Entries from a dataset:

[start]

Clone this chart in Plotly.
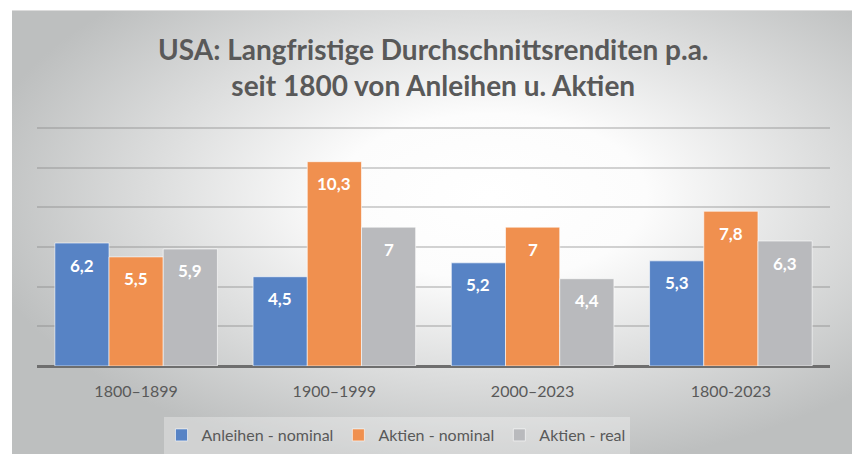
import base64
import plotly.graph_objects as go

categories = ["1800–1899", "1900–1999", "2000–2023", "1800-2023"]
series_names = ["Anleihen - nominal", "Aktien - nominal", "Aktien - real"]
anleihen_nominal = [6.2, 4.5, 5.2, 5.3]
aktien_nominal = [5.5, 10.3, 7.0, 7.8]
aktien_real = [5.9, 7.0, 4.4, 6.3]
series_values = [anleihen_nominal, aktien_nominal, aktien_real]
colors = ["#5783c5", "#f0904f", "#b9babd"]
title_lines = ["USA: Langfristige Durchschnittsrenditen p.a.", "seit 1800 von Anleihen u. Aktien"]

W, H = 852, 454
L, R, T, B = 37, 22, 124, 88
pw, ph = W - L - R, H - T - B

def px_x(p):
    return (p - L) / pw

def px_y(p):
    return (H - B - p) / ph

def label(v):
    return f"{v:g}".replace(".", ",")

svg = (
    '<svg xmlns="http://www.w3.org/2000/svg" width="840" height="444" '
    'preserveAspectRatio="none" viewBox="0 0 840 444">'
    '<defs><radialGradient id="g" cx="0.57" cy="0.42" r="0.62" fx="0.57" fy="0.42">'
    '<stop offset="0" stop-color="#ffffff"/>'
    '<stop offset="0.3" stop-color="#fcfcfc"/>'
    '<stop offset="1" stop-color="#bdbfbf"/>'
    '</radialGradient></defs>'
    '<rect x="0" y="0" width="840" height="444" fill="url(#g)"/>'
    '</svg>'
)
src = "data:image/svg+xml;base64," + base64.b64encode(svg.encode()).decode()

fig = go.Figure()
for name, vals, col in zip(series_names, series_values, colors):
    fig.add_trace(go.Bar(
        x=categories, y=vals, name=name,
        marker=dict(color=col, line=dict(color="rgba(255,255,255,0.6)", width=1)),
        hoverinfo="skip",
    ))

group_w = 0.82
bw = group_w / 3
annotations = []
for i, vals in enumerate(series_values):
    for j, v in enumerate(vals):
        annotations.append(dict(
            x=j + (i - 1) * bw, y=v, xref="x", yref="y",
            text=f"<b>{label(v)}</b>", showarrow=False,
            yshift=-22, font=dict(family="Lato", size=17, color="white"),
        ))

annotations.append(dict(
    text="<b>" + "<br>".join(title_lines) + "</b>",
    xref="paper", yref="paper", x=0.5, y=px_y(67.5),
    xanchor="center", yanchor="middle", showarrow=False,
    font=dict(family="Lato", size=28, color="#595959"),
))

fig.update_layout(
    width=W, height=H,
    margin=dict(l=L, r=R, t=T, b=B, autoexpand=False),
    paper_bgcolor="white",
    plot_bgcolor="rgba(0,0,0,0)",
    barmode="group", bargap=0.18, bargroupgap=0,
    font=dict(family="Lato", color="#595959"),
    xaxis=dict(
        showgrid=False, showline=False, ticks="", tickfont=dict(size=16, color="#595959"),
        ticklabelstandoff=14,
    ),
    yaxis=dict(
        range=[0, 12.2], tickvals=[2, 4, 6, 8, 10, 12], showticklabels=False, showgrid=True,
        gridcolor="rgba(130,130,130,0.35)", gridwidth=1.5,
        zeroline=True, zerolinecolor="#6e6e6e", zerolinewidth=3,
    ),
    legend=dict(
        orientation="h", x=px_x(396), xanchor="center", y=px_y(435), yanchor="middle",
        font=dict(size=16, color="#595959"), bgcolor="rgba(0,0,0,0)",
        itemwidth=30,
    ),
    images=[dict(
        source=src, xref="paper", yref="paper",
        x=px_x(12), y=px_y(10), sizex=px_x(W) - px_x(12), sizey=px_y(10) - px_y(H),
        xanchor="left", yanchor="top", sizing="stretch", layer="below",
    )],
    shapes=[dict(
        type="rect", xref="paper", yref="paper",
        x0=px_x(164), x1=px_x(630), y0=px_y(458), y1=px_y(417),
        fillcolor="rgba(255,255,255,0.3)", line=dict(width=0), layer="below",
    ), dict(
        type="line", xref="paper", yref="paper",
        x0=px_x(12), x1=px_x(W), y0=px_y(10.5), y1=px_y(10.5),
        line=dict(color="#dcdcdc", width=1),
    )],
    annotations=annotations,
)

fig.write_html(
    "out.html",
    config={"displayModeBar": False},
    post_script="document.body.style.margin='0';document.body.style.overflow='hidden';",
)
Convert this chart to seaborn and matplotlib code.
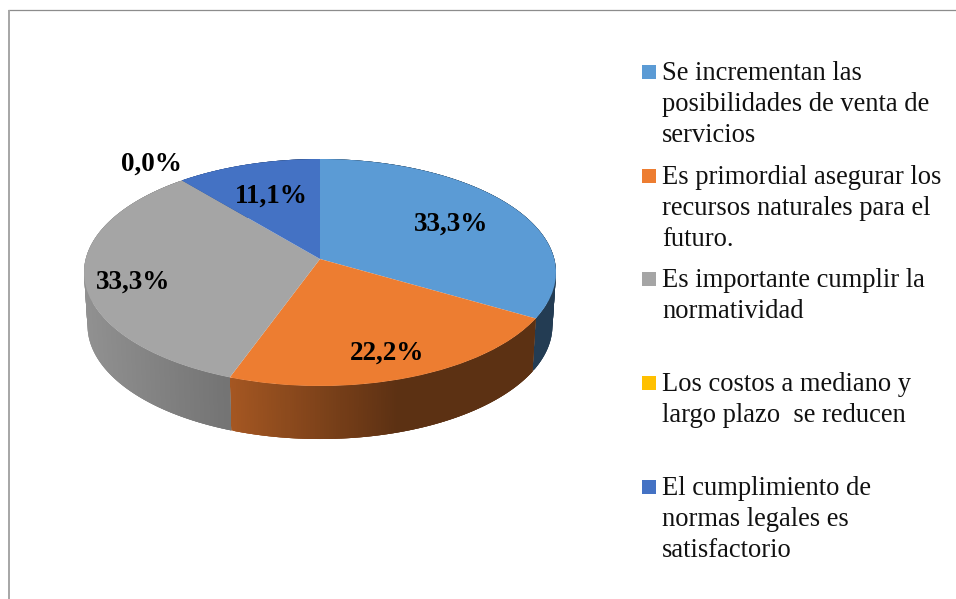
import numpy as np
import matplotlib
matplotlib.use("Agg")
import matplotlib.pyplot as plt
from matplotlib.patches import Rectangle
from matplotlib.transforms import Transform
import seaborn as sns

categories = [
    "Se incrementan las\nposibilidades de venta de\nservicios",
    "Es primordial asegurar los\nrecursos naturales para el\nfuturo.",
    "Es importante cumplir la\nnormatividad",
    "Los costos a mediano y\nlargo plazo  se reducen",
    "El cumplimiento de\nnormas legales es\nsatisfactorio",
]
values = [33.3, 22.2, 33.3, 0.0, 11.1]
hex_colors = ["#5b9bd5", "#ed7d31", "#a5a5a5", "#ffc000", "#4472c4"]

# where things sit in the picture (pixels)
label_pos = [(451, 224), (387, 353), (133, 282), (151, 164), (271, 196)]
legend_y = [65, 169, 272, 376, 480]

CX, CY = 320, 259
BX, BY, K = 234.3, 111.9, 0.119
DEPTH = 53


class Tilt(Transform):
    # tilts the flat pie so it looks like a disc seen from above
    input_dims = 2
    output_dims = 2
    is_separable = False

    def transform_non_affine(self, xy):
        xy = np.asarray(xy, dtype=float)
        w = 1 + K * xy[:, 1]
        return np.column_stack([CX + BX * xy[:, 0] / w, CY - BY * xy[:, 1] / w])


def tilt_point(theta, shrink=1.0, drop=0):
    u, v = np.cos(np.radians(theta)), np.sin(np.radians(theta))
    w = 1 + K * v
    return CX + shrink * BX * u / w, CY - BY * v / w + drop


sns.set_theme(style="white")
plt.rcParams["font.family"] = ["Liberation Serif", "DejaVu Serif"]
palette = sns.color_palette(hex_colors)

fig = plt.figure(figsize=(9.56, 5.99), dpi=100)
ax = fig.add_axes([0, 0, 1, 1])

wedges, _ = ax.pie(values, colors=palette, startangle=90, counterclock=False,
                   wedgeprops={"linewidth": 0})
ax.set_aspect("auto")
ax.set_xlim(0, 956)
ax.set_ylim(599, 0)
ax.axis("off")

tilt = Tilt()
for wedge in wedges:
    wedge.set_transform(tilt + ax.transData)
    wedge.set_clip_on(False)
    wedge.set_zorder(5)

# side wall of the disc, darker towards the right
for wedge, color in zip(wedges, palette):
    if wedge.theta2 - wedge.theta1 <= 0:
        continue
    steps = np.arange(wedge.theta1, wedge.theta2, 0.5)
    steps = np.append(steps, wedge.theta2)
    for a, b in zip(steps[:-1], steps[1:]):
        # each strip runs a bit into the next one so no seams show
        end = min(b + 1.0, wedge.theta2)
        x1, y1 = tilt_point(a)
        x2, y2 = tilt_point(end)
        x3, y3 = tilt_point(end, 0.985, DEPTH)
        x4, y4 = tilt_point(a, 0.985, DEPTH)
        shade = np.interp((x1 + x2) / 2, [84, 230, 400, 556], [0.88, 0.70, 0.39, 0.39])
        c = tuple(np.array(color) * shade)
        ax.fill([x1, x2, x3, x4], [y1, y2, y3, y4], facecolor=c, lw=0, zorder=2)

for v, (x, y) in zip(values, label_pos):
    ax.text(x, y, f"{v:.1f}%".replace(".", ","), ha="center", va="center",
            fontsize=19.5, fontweight="bold", color="black", zorder=6)

for name, color, y in zip(categories, palette, legend_y):
    ax.add_patch(Rectangle((642, y), 14, 14, color=color, lw=0))
    ax.text(662, y - 4, name, ha="left", va="top", fontsize=19.1,
            linespacing=1.32, color="#111111")

# frame of the original chart, cut off by the crop
ax.plot([8, 956], [10, 10], color="#8c8c8c", lw=0.9, solid_capstyle="butt")
ax.plot([9, 9], [10, 599], color="#a6a6a6", lw=1.4, solid_capstyle="butt")

fig.savefig("out.png", dpi=100, facecolor="white")
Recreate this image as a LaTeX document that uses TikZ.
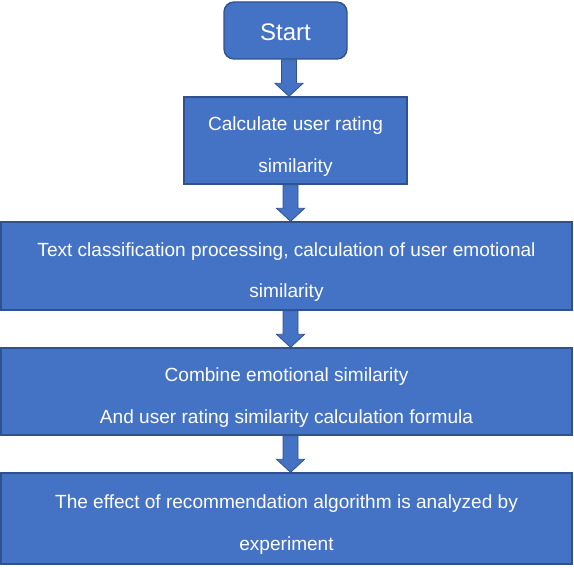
\documentclass[tikz,border=0pt]{standalone}
\usepackage{fontspec}
\setmainfont{Liberation Sans}
\usetikzlibrary{calc}
\definecolor{boxblue}{HTML}{4472C4}
\definecolor{edgeblue}{HTML}{2F528F}
\tikzset{
  box/.style={draw=edgeblue, line width=1pt, fill=boxblue, inner sep=0pt},
  startbox/.style={box, rounded corners=7.5pt},
  txt/.style={text=white, align=center, inner sep=0pt, font=\fontsize{14.3}{31}\selectfont},
  starttxt/.style={txt, font=\fontsize{18}{22}\selectfont},
  arr/.style={draw=edgeblue, line width=0.6pt, fill=boxblue},
}
\newcommand\blockarr[3]{%
  \path let \p1=(#1.south), \p2=(#2.north) in [arr]
    (#3-5.6pt,\y1) -- (#3+5.6pt,\y1) -- (#3+5.6pt,\y2+9.75pt) -- (#3+10.5pt,\y2+9.75pt)
    -- (#3,\y2) -- (#3-10.5pt,\y2+9.75pt) -- (#3-5.6pt,\y2+9.75pt) -- cycle;}
\begin{document}
\begin{tikzpicture}[x=0.75pt,y=-0.75pt]
\useasboundingbox (0,0) rectangle (574,567);
\node[startbox, minimum width=92.25pt, minimum height=42.75pt] (s) at (285.5,30.5) {};
\node[box, minimum width=167.25pt, minimum height=65.25pt] (b1) at (295.5,140.5) {};
\node[box, minimum width=428.25pt, minimum height=66pt] (b2) at (286.5,266) {};
\node[box, minimum width=428.25pt, minimum height=65.25pt] (b3) at (286.5,391.5) {};
\node[box, minimum width=428.25pt, minimum height=68.25pt] (b4) at (286.5,518.5) {};
\node[starttxt] (st) at ([yshift=-1.5pt]s.center) {Start};
\node[txt] (b1t) at ([yshift=-4.5pt]b1.center) {Calculate user rating\\similarity};
\node[txt] (b2t) at ([yshift=-4.5pt]b2.center) {Text classification processing, calculation of user emotional\\similarity};
\node[txt] (b3t) at ([yshift=-4.5pt]b3.center) {Combine emotional similarity\\And user rating similarity calculation formula};
\node[txt] (b4t) at ([yshift=-4.5pt]b4.center) {The effect of recommendation algorithm is analyzed by\\experiment};
\blockarr{s}{b1}{216.75pt}
\blockarr{b1}{b2}{217.9pt}
\blockarr{b2}{b3}{217.9pt}
\blockarr{b3}{b4}{217.9pt}
\end{tikzpicture}
\end{document}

[end]

• [GIVEN REQUEST] From the listing above, copy every line that holds the string "this".

• [ANSWER FOR THE TASK]
Clone this chart in Plotly.
Convert this chart to seaborn and matplotlib code.
Recreate this image as a LaTeX document that uses TikZ.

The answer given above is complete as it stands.